Another film inspired by a hero’s story is director Ryoo Seung-wan’s film set in Modagishu and distributed by Lotte Culture Works. It is based on the true story of the Korean government officials who escaped in the middle of the Somali Civil War in the 1990s. The last film Ryoo made based on a true story, “Battleship Island,” got mixed reviews from critics and the public alike.
Jung Woo-sung and Kwak Do-won, who appeared in “Steel Rain” about South and North Korea, will appear in “Summit,” although they will be switching sides this time: Jung will play a South Korean while Kwak will play a North Korean. It follows a series of events that happens after the leaders of both Koreas and the US president are abducted and taken to a North Korean submarine following a coup in the North. The film is directed by Yang Woo-suk of “Steel Rain.”
Choi Min-sik (right) and Han Suk-kyu laugh on the set of “Forbidden Dream.” (Lotte Entertainment)
Choi Min-sik’s performance as the legendary Adm. Yi Sun-shin in the 2014 “The Admiral: Roaring Currents,” set an all-time box office record, and he hopes to replicate that success with another historical piece, “Forbidden Dream,” starring him and Han Suk-kyu, and directed by Hur Jin-ho. It is about another respected Joseon-era figure, King Sejong, and the brilliant inventor and engineer Jang Yeong-sil.
A crime action film starring big names Hwang Jung-min and Lee Jung-jae, along with rising star Park Jung-min, is also slated for release next year under the direction of Hong Won-chan, and Ha Jung-woo and Kim Nam-gil will star in horror-thriller “Closet.”
Hwang will also star in the thriller “Hostage,” about a hostage’s fight for life after being abducted by a crime ring.
Ha will also appear in “1947, Boston,” the story about the Korean runners who ran in the Boston Marathon just after World War II, which deals with the country’s independence from Japan’s colonial rule. Singer and actor Im Si-wan co-stars in the film.
Character actor Jin Sun-kyu, who has played a number of memorable roles in the past few years, will star in a comedy about a high school boxing team titled “Count.”
Megabox Plus M has had an atrocious year and hopes to turn it around with the film “Negotiations,” starring Hwang Jung-min and Hyun Bin, and directed by Yim Soon-rye. It is a story about a National Intelligence Service agent and a diplomat negotiating the release of some Koreans who were kidnapped in the Middle East. Hyun appeared in another film about a terrorist negotiation called “The Negotiation” in 2018.

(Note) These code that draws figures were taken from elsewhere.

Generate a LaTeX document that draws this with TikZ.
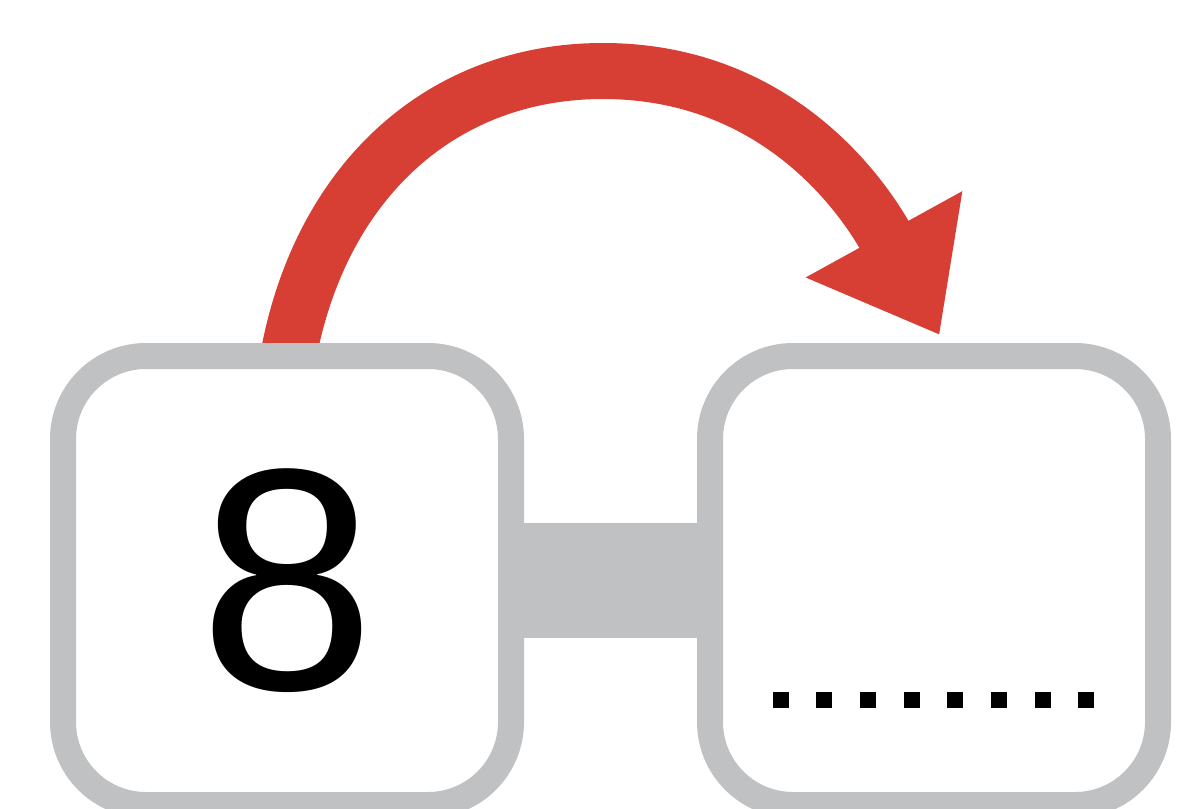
\documentclass[tikz,border=0pt]{standalone}
\usepackage{fontspec}
\setmainfont{Liberation Sans}
\usetikzlibrary{positioning,arrows.meta,backgrounds}

\definecolor{boxgray}{RGB}{192,193,195}
\definecolor{jumpred}{RGB}{215,62,52}

\begin{document}
\begin{tikzpicture}[
        box/.style={draw=boxgray, line width=0.26cm, rounded corners=0.83cm, fill=white, inner sep=0pt, minimum width=4.48cm, minimum height=4.49cm, font=\fontsize{90}{90}\selectfont},
        bar/.style={draw=boxgray, line width=1.15cm},
        jump/.style={draw=jumpred, line width=0.56cm, -{Triangle[length=1.15cm, width=1.71cm]}},
        blank/.style={fill=black}
    ]
        \useasboundingbox (0,0) rectangle (11.78,-8.08);

        \node[box] (given) at (2.87,-5.805) {8};
        \node[box, right=1.73cm of given] (answer) {};

        \foreach \i in {0,...,7}
            \fill[blank] ([shift={({-1.535+0.437*\i},-1.195)}]answer.center) ++(-0.08,-0.08) rectangle ++(0.16,0.16);

        \begin{scope}[on background layer]
            \draw[bar] (given.center) -- (answer.center);
            \draw[jump] ([yshift=-0.2cm]given.north) .. controls +(0.31,1.8) and +(-1.63,0) .. (6.03,-0.71)
                .. controls +(1.68,0) and +(-0.81,1.47) .. ([shift={(0.055,0.08)}]answer.north);
        \end{scope}
    \end{tikzpicture}
\end{document}
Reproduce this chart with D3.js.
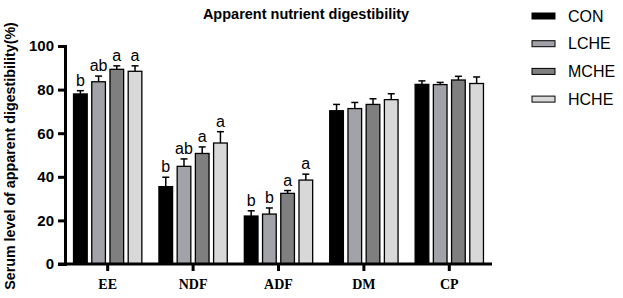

Korean heartthrob Song Joong-ki will appear in “Bogota,” about young men who sought a new life in Colombia in the 1990s.
Sol Kyung-gu will appear in a historical piece for the first time in his career in a film about Jeong Yak-jeon, a Joseon-era scholar better known as scholar Jeong Yak-yong’s brother. The black-and-white film is directed by Lee Joon-ik.